Recalling the Euclidean norm
In Vol I the norm of a vector came from the inner product: ||v|| = sqrt(<v,v>). That length let you talk about orthogonality, projection, and least squares. But the Euclidean length is only one ruler. Perturbation theory needs to compare *how big an error is*, and different problems call for different rulers.

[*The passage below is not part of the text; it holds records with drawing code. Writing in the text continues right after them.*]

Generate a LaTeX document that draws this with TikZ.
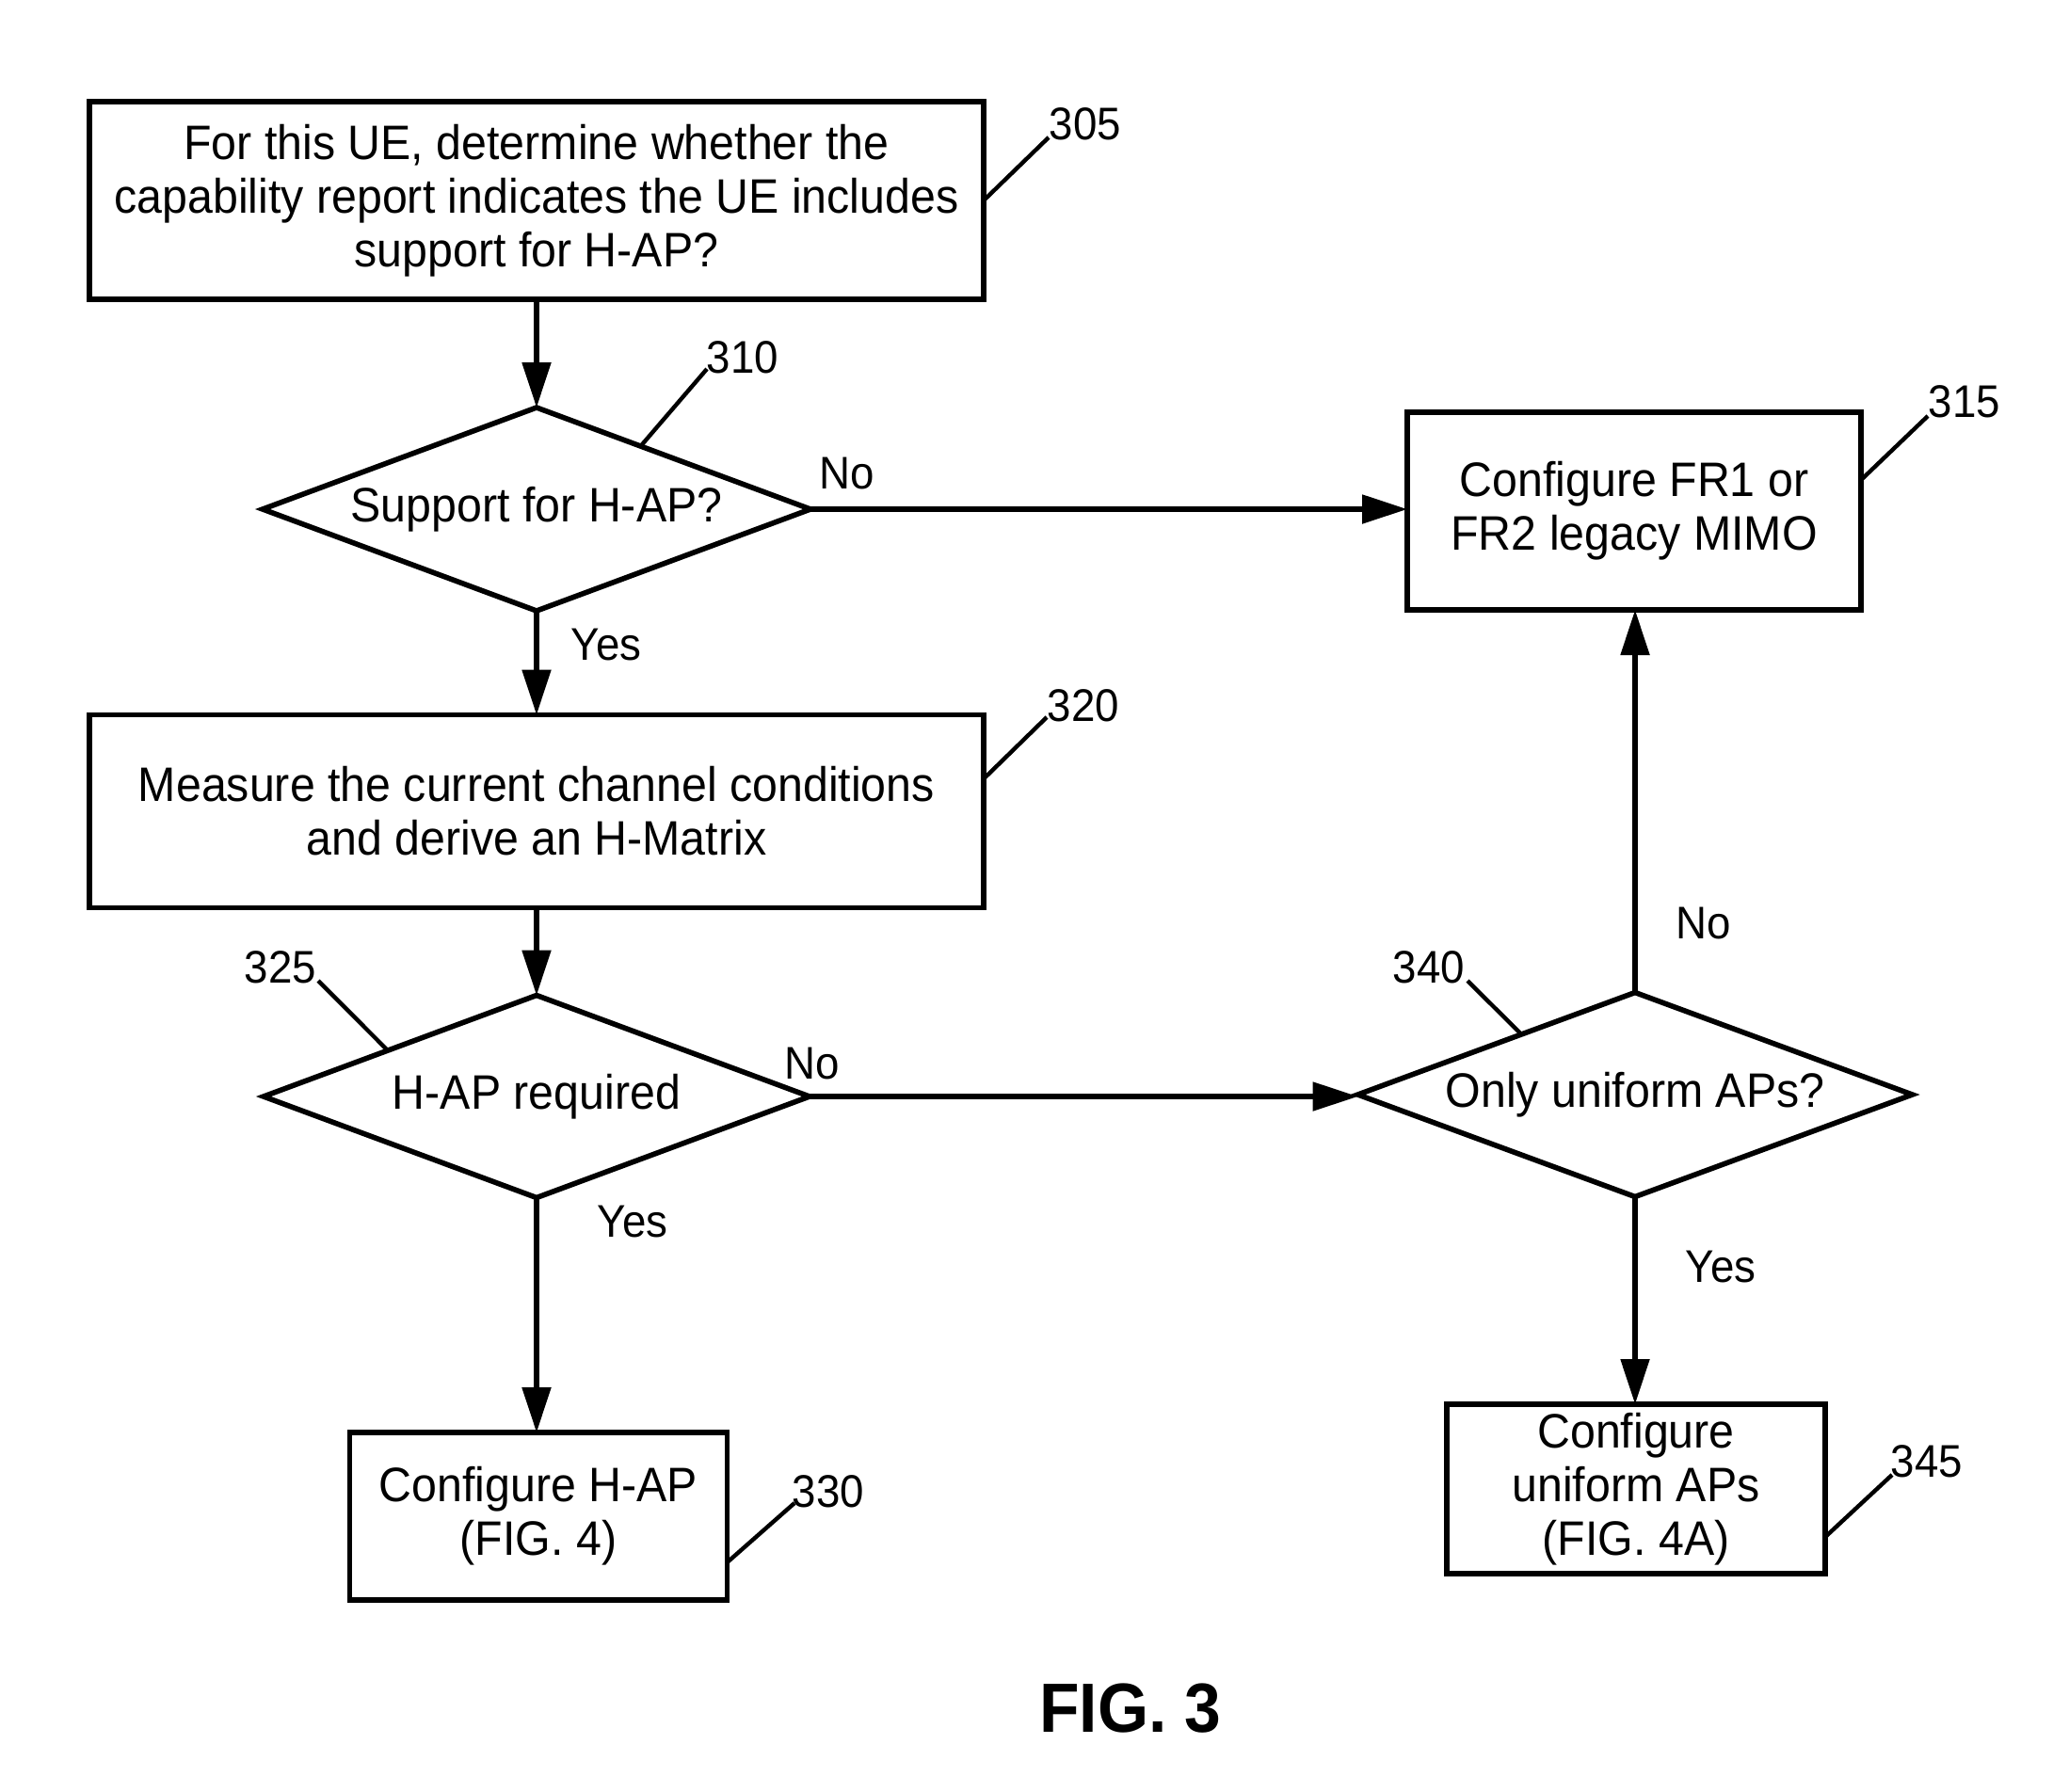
\documentclass[tikz,border=0pt]{standalone}
\usepackage{fontspec}
\setmainfont{Liberation Sans}[FakeStretch=0.94]
\usetikzlibrary{shapes.geometric,arrows.meta,calc}
\newcommand{\mainsz}{\fontsize{25.7}{28.5}\selectfont}
\newcommand{\lblsz}{\fontsize{24.3}{26}\selectfont}
\newcommand{\figsz}{\fontsize{37}{40}\selectfont\bfseries}
\begin{document}
\begin{tikzpicture}[x=0.5pt,y=-0.5pt,
  box/.style={draw, line width=2.8pt, rectangle, inner sep=0pt, outer sep=0pt, align=center, font=\mainsz},
  dec/.style={draw, line width=2.8pt, diamond, aspect=2.7, inner sep=0pt, outer sep=0pt, align=center, font=\mainsz},
  flow/.style={line width=2.6pt, -{Triangle[length=24pt,width=15pt]}},
  lead/.style={line width=2.2pt},
  lbl/.style={font=\lblsz, inner sep=0pt},
]
\fill[white] (0,0) rectangle (2198,1903);
\useasboundingbox (0,0) rectangle (2198,1903);

% nodes
\node[box, minimum width=475pt, minimum height=105pt] (n305) at (570,213)
  {For this UE, determine whether the\\capability report indicates the UE includes\\support for H-AP?};
\node[dec, minimum width=291pt, minimum height=108pt] (n310) at (570,541) {Support for H-AP?};
\node[box, minimum width=241pt, minimum height=105pt] (n315) at (1736,543) {Configure FR1 or\\FR2 legacy MIMO};
\node[box, minimum width=475pt, minimum height=102.5pt] (n320) at (570,862) {Measure the current channel conditions\\and derive an H-Matrix};
\node[dec, minimum width=290pt, minimum height=107.5pt] (n325) at (570,1165) {H-AP required};
\node[dec, minimum width=294.5pt, minimum height=108.5pt] (n340) at (1737,1163) {Only uniform APs?};
\node[box, minimum width=200.5pt, minimum height=89pt] (n330) at (572,1611) {Configure H-AP\\(FIG. 4)};
\node[box, minimum width=201pt, minimum height=90pt] (n345) at (1738,1582) {Configure\\uniform APs\\(FIG. 4A)};

% connectors
\draw[flow] (n305.south) -- (n310.north);
\draw[flow] (n310.east) -- (n310.east -| n315.west);
\draw[flow] (n310.south) -- (n320.north);
\draw[flow] (n320.south) -- (n325.north);
\draw[flow] (n325.east) -- (n325.east -| n340.west);
\draw[flow] (n325.south) -- (n325.south |- n330.north);
\draw[flow] (n340.north) -- (n340.north |- n315.south);
\draw[flow] (n340.south) -- (n340.south |- n345.north);

% branch labels
\node[lbl] (no1) at (900,503) {No};
\node[lbl] (yes1) at (644,685) {Yes};
\node[lbl] (no2) at (863,1130) {No};
\node[lbl] (yes2) at (672,1298) {Yes};
\node[lbl] (no3) at (1810,981) {No};
\node[lbl] (yes3) at (1828,1346) {Yes};

% reference numerals
\node[lbl] (r305) at (1153,132) {305};
\node[lbl] (r310) at (789,380) {310};
\node[lbl] (r315) at (2087,427) {315};
\node[lbl] (r320) at (1151,750) {320};
\node[lbl] (r325) at (298,1028) {325};
\node[lbl] (r340) at (1518,1028) {340};
\node[lbl] (r330) at (880,1585) {330};
\node[lbl] (r345) at (2047,1553) {345};

\coordinate (e305) at (1114,146);
\coordinate (e310) at (751,392);
\coordinate (e315) at (2048,442);
\coordinate (e320) at (1112,762);
\coordinate (e325) at (338,1042);
\coordinate (e340) at (1559,1042);
\coordinate (e330) at (844,1597);
\coordinate (e345) at (2010,1567);

\draw[lead] (n305.east) -- (e305);
\draw[lead] ($(n310.north)!0.38!(n310.east)$) -- (e310);
\draw[lead] ($(n315.north east)+(0,72)$) -- (e315);
\draw[lead] ($(n320.north east)+(0,68)$) -- (e320);
\draw[lead] ($(n325.north)!0.545!(n325.west)$) -- (e325);
\draw[lead] ($(n340.north)!0.41!(n340.west)$) -- (e340);
\draw[lead] ($(n330.south east)+(0,-40)$) -- (e330);
\draw[lead] ($(n345.south east)+(0,-39)$) -- (e345);

\node[font=\figsz, inner sep=0pt] (fig) at (1201,1815) {FIG. 3};
\end{tikzpicture}
\end{document}
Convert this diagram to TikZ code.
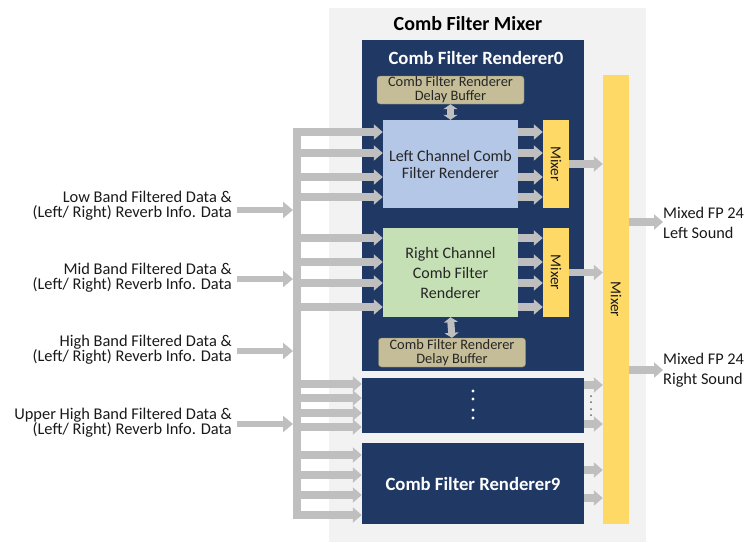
\documentclass[tikz,border=0pt]{standalone}
\usepackage{fontspec}
\setmainfont{Carlito}
\usetikzlibrary{arrows.meta,positioning,calc}
\definecolor{mixbg}{HTML}{F2F2F2}
\definecolor{rendnavy}{HTML}{1F3864}
\definecolor{flowgray}{HTML}{BFBFBF}
\definecolor{mixyellow}{HTML}{FFD966}
\definecolor{leftblue}{HTML}{B4C7E7}
\definecolor{rightgreen}{HTML}{C5E0B4}
\definecolor{buftan}{HTML}{C4BD97}

\tikzset{
  flow/.style={draw=flowgray, line width=7.5pt, -{Triangle[length=9pt,width=15pt]}},
  srcflow/.style={draw=flowgray, line width=6.5pt, -{Triangle[length=10pt,width=16pt]}},
  bidir/.style={draw=flowgray, line width=7pt, {Triangle[length=5pt,width=14pt]}-{Triangle[length=5pt,width=14pt]}},
  rendbox/.style={fill=rendnavy, inner sep=0pt, minimum width=222pt},
  chanbox/.style={inner sep=0pt, minimum width=135pt, minimum height=88pt, align=center, text=black!85},
  minimix/.style={fill=mixyellow, inner sep=0pt, minimum width=26pt, minimum height=88pt},
  bufbox/.style={fill=buftan, draw=buftan!70!black, rounded corners=3pt, inner sep=0pt, minimum width=147pt, minimum height=28pt, align=center, text=black!85, font=\fontsize{14.4}{14}\selectfont},
  srclabel/.style={anchor=east, align=right, inner sep=0pt, text=black!90, font=\fontsize{16.4}{15}\selectfont},
  outlabel/.style={anchor=west, align=left, inner sep=0pt, text=black!90, font=\fontsize{16.3}{20}\selectfont},
  mixtext/.style={rotate=-90, text=black!90, font=\fontsize{15.2}{15}\selectfont},
  rendtitle/.style={text=white, font=\bfseries\fontsize{18.7}{19}\selectfont}
}

\begin{document}
\begin{tikzpicture}[x=1pt,y=-1pt]
\useasboundingbox (0,0) rectangle (745,542);

% mixer frame
\node[fill=mixbg, inner sep=0pt, minimum width=317pt, minimum height=534pt] (mixer) at (487.5,275) {};
\node[font=\bfseries\fontsize{20}{20}\selectfont] (mixtitle) at (468,24) {Comb Filter Mixer};

% renderer 0
\node[rendbox, minimum height=331pt] (rend0) at (473,205.5) {};
\node[rendtitle] (rend0title) at (476,58) {Comb Filter Renderer0};
\node[bufbox] (buf0) at (450.5,90) {Comb Filter Renderer\\Delay Buffer};
\node[chanbox, fill=leftblue, font=\fontsize{16}{17}\selectfont] (lchan) at (450.5,164) {Left Channel Comb\\Filter Renderer};
\node[minimix] (lmix) at (556,164) {};
\node[mixtext] at (lmix) {Mixer};
\node[chanbox, fill=rightgreen, minimum height=89pt, font=\fontsize{16}{20}\selectfont] (rchan) at (450.5,272.5) {Right Channel\\Comb Filter\\Renderer};
\node[minimix, minimum height=89pt] (rmix) at (556,272.5) {};
\node[mixtext] at (rmix) {Mixer};
\node[bufbox, minimum height=29pt] (buf1) at (452,352.5) {Comb Filter Renderer\\Delay Buffer};
\draw[bidir] (buf0.south) -- (lchan.north);
\draw[bidir] (rchan.south) -- (buf1.north);

% renderers 1..8 and 9
\node[rendbox, minimum height=55pt] (rendn) at (473,405.5) {};
\foreach \y in {391,399,410,418}
  \fill[white] (rendn |- 0,\y) circle (1.7);
\node[rendbox, minimum height=81pt, rendtitle] (rend9) at (473,483.5) {Comb Filter Renderer9};

% main mixer
\node[fill=mixyellow, inner sep=0pt, minimum width=26pt, minimum height=449pt] (bigmix) at (616,299.5) {};
\node[mixtext] at (bigmix) {Mixer};

% inputs
\node[srclabel] (src1) at (232,205.5) {Low Band Filtered Data \&\\(Left/ Right) Reverb Info. Data};
\node[srclabel] (src2) at (232,278) {Mid Band Filtered Data \&\\(Left/ Right) Reverb Info. Data};
\node[srclabel] (src3) at (232,350) {High Band Filtered Data \&\\(Left/ Right) Reverb Info. Data};
\node[srclabel] (src4) at (232,422.5) {Upper High Band Filtered Data \&\\(Left/ Right) Reverb Info. Data};
\coordinate (trtop) at (297,128);
\coordinate (trbot) at (297,519);
\coordinate (trunk) at (293,0);
\draw[flowgray, line width=8pt] (trtop) -- (trbot);
\foreach \n/\y in {1/210,2/279,3/351,4/424}
  \draw[srcflow] ([xshift=5pt]src\n.east |- 0,\y) -- (trunk |- 0,\y);

% branches into renderers
\foreach \y in {132,153,177,197} {
  \draw[flow] (trunk |- 0,\y) -- (lchan.west |- 0,\y);
  \draw[flow] (lchan.east |- 0,\y) -- (lmix.west |- 0,\y);
}
\foreach \y in {238,262,283,307} {
  \draw[flow] (trunk |- 0,\y) -- (rchan.west |- 0,\y);
  \draw[flow] (rchan.east |- 0,\y) -- (rmix.west |- 0,\y);
}
\foreach \y in {384,398,413,427}
  \draw[flow] (trunk |- 0,\y) -- (rendn.west |- 0,\y);
\foreach \y in {455,475,495,515}
  \draw[flow] (trunk |- 0,\y) -- (rend9.west |- 0,\y);

% into the main mixer
\draw[flow] (lmix.east) -- (lmix.east -| bigmix.west);
\draw[flow] (rmix.east) -- (rmix.east -| bigmix.west);
\foreach \y in {385,424}
  \draw[flow] (rendn.east |- 0,\y) -- (bigmix.west |- 0,\y);
\foreach \y in {396,402,409,415}
  \fill[black!60] (591,\y) circle (1);
\foreach \y in {470,498}
  \draw[flow] (rend9.east |- 0,\y) -- (bigmix.west |- 0,\y);

% outputs
\node[outlabel] (outl) at (663,223) {Mixed FP 24\\Left Sound};
\node[outlabel] (outr) at (663,370.5) {Mixed FP 24\\Right Sound};
\draw[flow] (bigmix.east |- 0,222) -- (outl.west |- 0,222);
\draw[flow] (bigmix.east |- 0,370) -- (outr.west |- 0,370);
\end{tikzpicture}
\end{document}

A vector norm is any function ||.|| that is nonnegative (and zero only at 0), scales as ||a*v|| = |a|*||v||, and obeys the triangle inequality ||u+v|| <= ||u|| + ||v||. Any such function is a legitimate way to measure size.
The p-norm family
The most useful family is the p-norms. For p >= 1, ||v||_p = (sum |v_i|^p)^(1/p). Three members do almost all the work: p=1 (sum of absolute values), p=2 (Euclidean, the Vol I norm), and p=infinity (the largest absolute entry).
v = (3, -4, 0)
||v||_1 = |3| + |-4| + |0| = 7
||v||_2 = sqrt(3^2 + 4^2 + 0^2) = 5
||v||_inf = max(|3|, |-4|, |0|) = 4
Observe: ||v||_inf <= ||v||_2 <= ||v||_1
4 <= 5 <= 7Why dimension-finiteness saves us
It looks alarming that the size of a vector depends on which norm you chose. The rescue is the equivalence of norms: on a finite-dimensional space, any two norms ||.||_a and ||.||_b satisfy c*||v||_a <= ||v||_b <= C*||v||_a for fixed positive constants c, C. No vector can be small in one norm and huge in another.
Concretely, in R^n: ||v||_inf <= ||v||_2 <= sqrt(n)*||v||_inf, and ||v||_2 <= ||v||_1 <= sqrt(n)*||v||_2. So a sequence that converges in one norm converges in every norm; a problem that is stable in one is stable in all. We may pick whichever norm is most convenient for a proof.